The Oscar-nominated documentary Amy, about the singer Amy Winehouse, solidified Brian Palmer’s skepticism about the effectiveness of rehab centers (which Winehouse, her 2006 hit notwithstanding, checked into twice). “Her death stands for how little we understand about substance abuse and recovery,” Palmer writes, describing a hodgepodge treatment system based on little data and subject to minimal accountability

The Bachelor’s Ben Higgins is obviously an evangelical Christian, Ruth Graham writes. Why won’t the show let him talk about it on air? “Religion intersects with values, culture, and intellectual and social interests—all things a person might hope to share with a spouse,” Graham argues. “Presumably Ben and his final three women have talked about this stuff by now. What could be more ‘authentic’ than letting viewers in on the conversation?” 

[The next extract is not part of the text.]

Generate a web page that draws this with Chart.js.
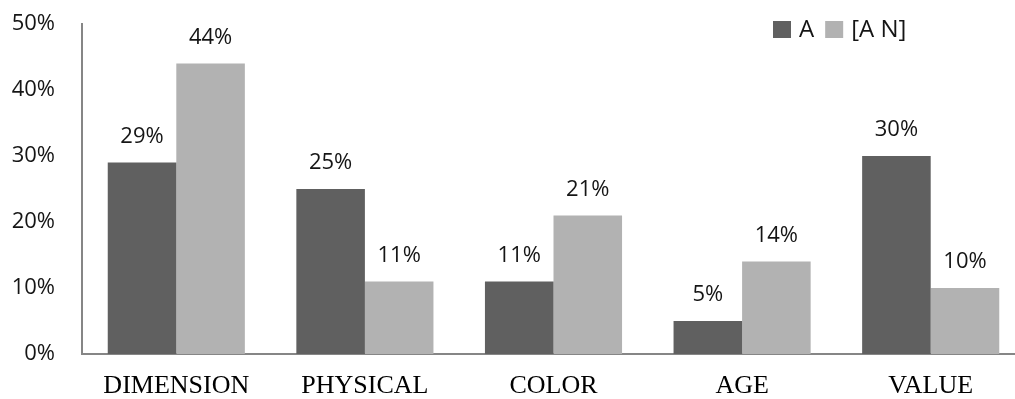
<!DOCTYPE html>
<html>
<head>
<meta charset="utf-8">
<script src="https://cdn.jsdelivr.net/npm/chart.js@4"></script>
<style>
  html, body { margin: 0; padding: 0; overflow: hidden; background: #fff; }
  canvas { display: block; }
</style>
</head>
<body>
<canvas id="graph" width="1025" height="399"></canvas>
<script>
const categories = ['DIMENSION', 'PHYSICAL', 'COLOR', 'AGE', 'VALUE'];
const seriesNames = ['A', '[A N]'];
const valuesA = [29, 25, 11, 5, 30];
const valuesAN = [44, 11, 21, 14, 10];
const yTicks = [0, 10, 20, 30, 40, 50];

const darkGrey = '#606060';
const lightGrey = '#b2b2b2';
const sansFont = '"Open Sans", "Noto Sans", sans-serif';

// value labels above each bar
const barLabels = {
  id: 'barLabels',
  afterDatasetsDraw(chart) {
    const ctx = chart.ctx;
    ctx.save();
    ctx.font = '22px ' + sansFont;
    ctx.fillStyle = '#151515';
    ctx.textAlign = 'center';
    ctx.textBaseline = 'middle';
    chart.data.datasets.forEach((ds, i) => {
      chart.getDatasetMeta(i).data.forEach((bar, j) => {
        ctx.fillText(ds.data[j] + '%', bar.x, bar.y - 26);
      });
    });
    ctx.restore();
  }
};

// legend sitting inside the plot, top right
const innerLegend = {
  id: 'innerLegend',
  afterDraw(chart) {
    const ctx = chart.ctx;
    ctx.save();
    ctx.font = '24px ' + sansFont;
    ctx.textBaseline = 'middle';
    ctx.textAlign = 'left';
    let x = 773;
    const top = 21;
    chart.data.datasets.forEach((ds) => {
      ctx.fillStyle = ds.backgroundColor;
      ctx.fillRect(x, top, 18, 17);
      x += 26;
      ctx.fillStyle = '#151515';
      ctx.fillText(ds.label, x, top + 9);
      x += ctx.measureText(ds.label).width + 11;
    });
    ctx.restore();
  }
};

new Chart(document.getElementById('graph').getContext('2d'), {
  type: 'bar',
  data: {
    labels: categories,
    datasets: [
      { label: seriesNames[0], data: valuesA, backgroundColor: darkGrey },
      { label: seriesNames[1], data: valuesAN, backgroundColor: lightGrey }
    ]
  },
  options: {
    responsive: false,
    animation: false,
    layout: { padding: { top: 24, right: 0, left: 0, bottom: 0 } },
    datasets: {
      bar: { barPercentage: 1, categoryPercentage: 0.727, borderWidth: 0 }
    },
    plugins: {
      legend: { display: false },
      tooltip: { enabled: false }
    },
    scales: {
      x: {
        grid: { display: false, drawTicks: false },
        border: { display: true, color: '#868686', width: 2 },
        ticks: {
          font: { family: '"Liberation Serif", "Times New Roman", serif', size: 26 },
          color: '#000',
          padding: 17,
          maxRotation: 0
        },
        afterFit(scale) { scale.height = 45; }
      },
      y: {
        min: 0,
        max: 50,
        grid: { display: false, drawTicks: false },
        border: { display: true, color: '#868686', width: 2 },
        afterBuildTicks(scale) { scale.ticks = yTicks.map(v => ({ value: v })); },
        ticks: {
          font: { family: sansFont, size: 22 },
          color: '#151515',
          padding: 27,
          callback: (v) => v + '%'
        },
        afterFit(scale) {
          scale.width = 82;
          scale.paddingTop = 0;
          scale.paddingBottom = 0;
        }
      }
    }
  },
  plugins: [barLabels, innerLegend]
});
</script>
</body>
</html>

It’s time to retire “-splain,” Katy Waldman slangsplains. “ ‘-splain’ should be about the marriage of two concepts: irony and information asymmetry,” Waldman writes, but it’s been woefully overused. RIP, good and faithful suffix: “-splain tried to contain too many ideas and popped like a balloon.”

For fun: Comedian Bill Hader tells Hazlitt’s Kathleen Hale about all the books he reads, and they are Many and Various.